Check each line for the string "this" and give only the count of lines that have it.

....................

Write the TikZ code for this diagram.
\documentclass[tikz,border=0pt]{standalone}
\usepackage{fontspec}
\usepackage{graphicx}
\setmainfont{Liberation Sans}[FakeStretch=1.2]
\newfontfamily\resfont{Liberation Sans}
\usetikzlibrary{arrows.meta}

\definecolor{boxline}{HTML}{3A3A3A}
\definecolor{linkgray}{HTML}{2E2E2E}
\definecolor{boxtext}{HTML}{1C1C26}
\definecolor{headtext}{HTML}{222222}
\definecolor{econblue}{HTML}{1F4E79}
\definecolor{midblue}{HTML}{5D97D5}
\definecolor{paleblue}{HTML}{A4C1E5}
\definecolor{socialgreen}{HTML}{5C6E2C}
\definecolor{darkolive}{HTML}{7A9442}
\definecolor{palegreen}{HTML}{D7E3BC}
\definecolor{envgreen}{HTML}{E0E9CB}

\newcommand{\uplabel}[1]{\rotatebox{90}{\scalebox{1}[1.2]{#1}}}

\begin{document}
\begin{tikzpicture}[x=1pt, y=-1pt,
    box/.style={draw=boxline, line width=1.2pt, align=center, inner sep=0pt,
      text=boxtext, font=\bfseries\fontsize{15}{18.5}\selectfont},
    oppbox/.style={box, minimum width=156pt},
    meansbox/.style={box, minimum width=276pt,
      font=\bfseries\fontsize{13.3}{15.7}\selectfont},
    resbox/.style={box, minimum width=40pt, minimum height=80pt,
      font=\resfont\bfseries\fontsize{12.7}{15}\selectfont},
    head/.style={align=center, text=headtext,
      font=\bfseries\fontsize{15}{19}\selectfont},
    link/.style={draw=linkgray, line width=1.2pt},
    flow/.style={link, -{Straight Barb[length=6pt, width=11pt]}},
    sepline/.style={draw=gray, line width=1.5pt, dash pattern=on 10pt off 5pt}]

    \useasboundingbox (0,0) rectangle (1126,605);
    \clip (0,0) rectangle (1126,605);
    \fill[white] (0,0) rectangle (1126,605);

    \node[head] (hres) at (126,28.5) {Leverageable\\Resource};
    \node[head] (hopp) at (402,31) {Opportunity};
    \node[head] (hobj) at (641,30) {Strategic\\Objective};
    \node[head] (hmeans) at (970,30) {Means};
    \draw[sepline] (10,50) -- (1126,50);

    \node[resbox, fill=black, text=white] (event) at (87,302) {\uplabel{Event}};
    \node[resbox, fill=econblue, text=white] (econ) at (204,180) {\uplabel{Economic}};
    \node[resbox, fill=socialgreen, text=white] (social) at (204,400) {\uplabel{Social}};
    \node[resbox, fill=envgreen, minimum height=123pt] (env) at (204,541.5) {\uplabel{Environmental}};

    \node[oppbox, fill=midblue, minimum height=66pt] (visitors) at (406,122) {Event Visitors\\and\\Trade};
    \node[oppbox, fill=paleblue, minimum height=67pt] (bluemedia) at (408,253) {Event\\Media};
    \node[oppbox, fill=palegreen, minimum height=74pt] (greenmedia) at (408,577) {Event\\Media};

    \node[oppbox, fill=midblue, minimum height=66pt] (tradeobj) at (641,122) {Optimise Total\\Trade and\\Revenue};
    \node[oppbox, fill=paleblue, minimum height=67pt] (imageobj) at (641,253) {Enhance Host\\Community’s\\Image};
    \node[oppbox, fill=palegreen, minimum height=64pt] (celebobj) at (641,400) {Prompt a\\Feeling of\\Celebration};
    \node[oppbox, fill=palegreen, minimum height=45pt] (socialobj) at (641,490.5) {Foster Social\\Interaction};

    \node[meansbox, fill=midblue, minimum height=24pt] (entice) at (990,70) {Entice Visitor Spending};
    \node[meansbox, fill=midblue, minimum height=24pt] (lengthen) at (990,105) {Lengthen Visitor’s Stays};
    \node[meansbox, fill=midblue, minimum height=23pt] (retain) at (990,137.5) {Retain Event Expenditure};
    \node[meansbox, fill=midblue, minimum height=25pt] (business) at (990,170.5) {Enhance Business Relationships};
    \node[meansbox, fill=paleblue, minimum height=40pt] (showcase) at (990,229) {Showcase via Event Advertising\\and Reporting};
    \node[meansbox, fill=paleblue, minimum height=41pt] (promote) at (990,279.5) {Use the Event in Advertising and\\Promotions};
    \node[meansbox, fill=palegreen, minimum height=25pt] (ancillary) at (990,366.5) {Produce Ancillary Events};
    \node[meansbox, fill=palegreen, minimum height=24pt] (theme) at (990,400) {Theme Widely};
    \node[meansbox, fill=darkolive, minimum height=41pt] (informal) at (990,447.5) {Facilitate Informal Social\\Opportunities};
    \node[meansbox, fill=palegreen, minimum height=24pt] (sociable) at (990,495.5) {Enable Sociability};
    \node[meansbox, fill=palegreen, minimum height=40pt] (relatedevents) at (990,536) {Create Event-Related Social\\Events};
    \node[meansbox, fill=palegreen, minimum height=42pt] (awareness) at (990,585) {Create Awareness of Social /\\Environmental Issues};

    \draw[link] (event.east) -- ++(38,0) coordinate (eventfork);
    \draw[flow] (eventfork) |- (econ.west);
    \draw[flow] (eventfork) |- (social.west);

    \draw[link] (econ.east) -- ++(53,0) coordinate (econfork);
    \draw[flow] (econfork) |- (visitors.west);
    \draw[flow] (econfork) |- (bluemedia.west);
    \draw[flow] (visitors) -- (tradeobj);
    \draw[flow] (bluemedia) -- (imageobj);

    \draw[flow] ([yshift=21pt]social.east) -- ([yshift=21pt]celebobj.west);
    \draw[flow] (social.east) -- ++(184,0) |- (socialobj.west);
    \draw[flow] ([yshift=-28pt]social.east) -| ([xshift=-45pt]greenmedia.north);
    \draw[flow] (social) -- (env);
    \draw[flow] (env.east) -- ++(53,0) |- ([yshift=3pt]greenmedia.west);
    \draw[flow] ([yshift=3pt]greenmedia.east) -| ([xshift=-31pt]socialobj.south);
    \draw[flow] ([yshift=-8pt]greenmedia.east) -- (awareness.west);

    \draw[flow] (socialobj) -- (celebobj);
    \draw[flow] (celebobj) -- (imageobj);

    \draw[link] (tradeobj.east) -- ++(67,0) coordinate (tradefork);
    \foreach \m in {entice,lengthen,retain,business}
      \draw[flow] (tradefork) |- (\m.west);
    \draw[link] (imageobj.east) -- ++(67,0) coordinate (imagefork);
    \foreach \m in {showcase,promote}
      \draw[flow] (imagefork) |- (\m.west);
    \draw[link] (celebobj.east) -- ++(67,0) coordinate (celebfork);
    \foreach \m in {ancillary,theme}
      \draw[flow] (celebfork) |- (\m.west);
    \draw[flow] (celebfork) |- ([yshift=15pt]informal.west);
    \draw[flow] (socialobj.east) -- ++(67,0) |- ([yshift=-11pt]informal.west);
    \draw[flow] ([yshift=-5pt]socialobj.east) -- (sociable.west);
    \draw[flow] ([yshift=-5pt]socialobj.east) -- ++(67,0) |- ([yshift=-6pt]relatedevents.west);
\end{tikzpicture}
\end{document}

....................

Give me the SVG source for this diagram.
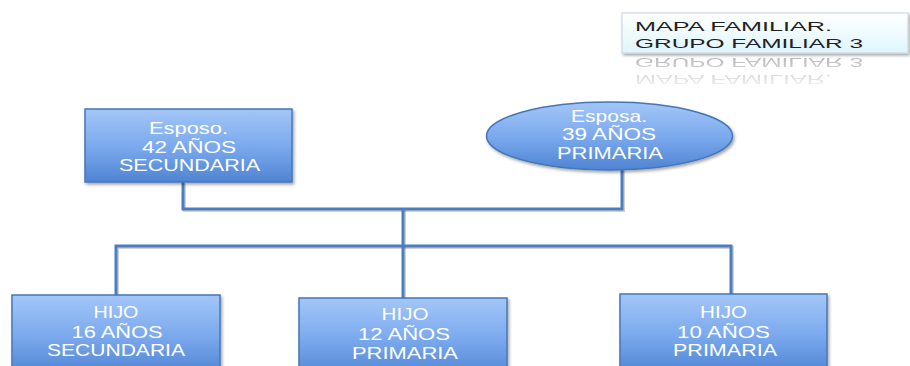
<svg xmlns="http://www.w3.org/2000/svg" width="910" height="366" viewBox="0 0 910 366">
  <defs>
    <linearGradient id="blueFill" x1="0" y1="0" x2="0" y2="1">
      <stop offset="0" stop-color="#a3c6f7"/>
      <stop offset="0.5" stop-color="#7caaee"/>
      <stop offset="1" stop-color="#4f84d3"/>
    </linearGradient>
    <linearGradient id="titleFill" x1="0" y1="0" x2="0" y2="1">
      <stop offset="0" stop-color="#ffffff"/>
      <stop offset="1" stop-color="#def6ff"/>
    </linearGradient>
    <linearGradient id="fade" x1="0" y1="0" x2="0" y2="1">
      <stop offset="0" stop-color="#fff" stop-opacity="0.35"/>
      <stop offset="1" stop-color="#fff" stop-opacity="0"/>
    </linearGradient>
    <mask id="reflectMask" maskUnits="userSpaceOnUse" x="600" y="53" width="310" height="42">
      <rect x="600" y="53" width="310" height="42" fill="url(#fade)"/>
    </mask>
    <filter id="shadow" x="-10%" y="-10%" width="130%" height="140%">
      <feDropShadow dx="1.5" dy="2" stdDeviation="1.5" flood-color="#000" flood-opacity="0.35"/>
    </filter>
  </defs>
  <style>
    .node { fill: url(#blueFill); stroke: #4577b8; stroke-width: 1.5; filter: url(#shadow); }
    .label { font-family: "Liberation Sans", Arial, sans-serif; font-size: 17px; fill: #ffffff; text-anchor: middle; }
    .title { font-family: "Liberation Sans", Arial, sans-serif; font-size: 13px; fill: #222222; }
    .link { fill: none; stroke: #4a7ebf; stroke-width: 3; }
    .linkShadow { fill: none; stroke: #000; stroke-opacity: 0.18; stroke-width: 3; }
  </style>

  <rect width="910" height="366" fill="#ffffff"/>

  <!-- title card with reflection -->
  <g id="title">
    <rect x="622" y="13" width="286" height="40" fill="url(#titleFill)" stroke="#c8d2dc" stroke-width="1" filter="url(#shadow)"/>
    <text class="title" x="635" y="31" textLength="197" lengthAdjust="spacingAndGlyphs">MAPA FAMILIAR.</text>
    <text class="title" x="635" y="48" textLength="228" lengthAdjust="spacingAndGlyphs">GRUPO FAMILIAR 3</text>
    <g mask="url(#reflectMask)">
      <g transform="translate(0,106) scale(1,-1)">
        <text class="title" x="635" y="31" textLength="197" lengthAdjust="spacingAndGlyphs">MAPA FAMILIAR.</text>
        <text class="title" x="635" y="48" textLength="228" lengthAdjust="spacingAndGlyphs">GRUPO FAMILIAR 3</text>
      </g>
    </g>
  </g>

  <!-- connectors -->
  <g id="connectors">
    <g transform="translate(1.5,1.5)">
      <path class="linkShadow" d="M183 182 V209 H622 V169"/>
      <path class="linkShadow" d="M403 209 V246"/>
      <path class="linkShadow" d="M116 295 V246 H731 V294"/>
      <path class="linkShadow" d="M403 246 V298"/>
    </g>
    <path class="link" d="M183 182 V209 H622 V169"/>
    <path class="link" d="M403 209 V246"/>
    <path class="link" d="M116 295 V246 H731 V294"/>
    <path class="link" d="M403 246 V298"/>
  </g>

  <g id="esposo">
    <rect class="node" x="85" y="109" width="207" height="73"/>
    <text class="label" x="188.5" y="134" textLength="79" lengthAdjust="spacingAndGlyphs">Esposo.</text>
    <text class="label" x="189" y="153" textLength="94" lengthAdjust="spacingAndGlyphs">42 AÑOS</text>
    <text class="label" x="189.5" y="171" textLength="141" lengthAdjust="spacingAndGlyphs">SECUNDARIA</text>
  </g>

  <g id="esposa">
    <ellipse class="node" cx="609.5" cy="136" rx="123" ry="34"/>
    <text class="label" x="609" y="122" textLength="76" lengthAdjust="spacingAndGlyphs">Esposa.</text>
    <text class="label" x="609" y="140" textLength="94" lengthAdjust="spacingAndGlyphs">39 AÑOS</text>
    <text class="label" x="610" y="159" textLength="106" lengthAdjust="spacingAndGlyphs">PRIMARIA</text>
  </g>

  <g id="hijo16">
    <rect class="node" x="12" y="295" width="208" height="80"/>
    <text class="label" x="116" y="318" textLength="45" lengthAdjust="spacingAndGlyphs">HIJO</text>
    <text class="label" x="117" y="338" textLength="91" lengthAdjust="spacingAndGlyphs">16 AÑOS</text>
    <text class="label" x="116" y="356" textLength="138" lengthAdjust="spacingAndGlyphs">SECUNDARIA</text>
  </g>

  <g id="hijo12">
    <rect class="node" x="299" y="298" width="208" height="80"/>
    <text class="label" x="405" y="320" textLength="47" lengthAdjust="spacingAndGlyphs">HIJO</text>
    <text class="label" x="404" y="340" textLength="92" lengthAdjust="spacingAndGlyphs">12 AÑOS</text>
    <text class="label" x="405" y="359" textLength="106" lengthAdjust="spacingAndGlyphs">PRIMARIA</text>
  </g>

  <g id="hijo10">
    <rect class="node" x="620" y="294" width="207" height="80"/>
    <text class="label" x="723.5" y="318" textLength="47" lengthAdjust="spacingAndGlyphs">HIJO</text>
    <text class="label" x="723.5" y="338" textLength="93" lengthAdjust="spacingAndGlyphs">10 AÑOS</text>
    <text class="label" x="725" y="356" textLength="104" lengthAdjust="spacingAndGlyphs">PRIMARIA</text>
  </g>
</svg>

....................

- [Result of the task]
2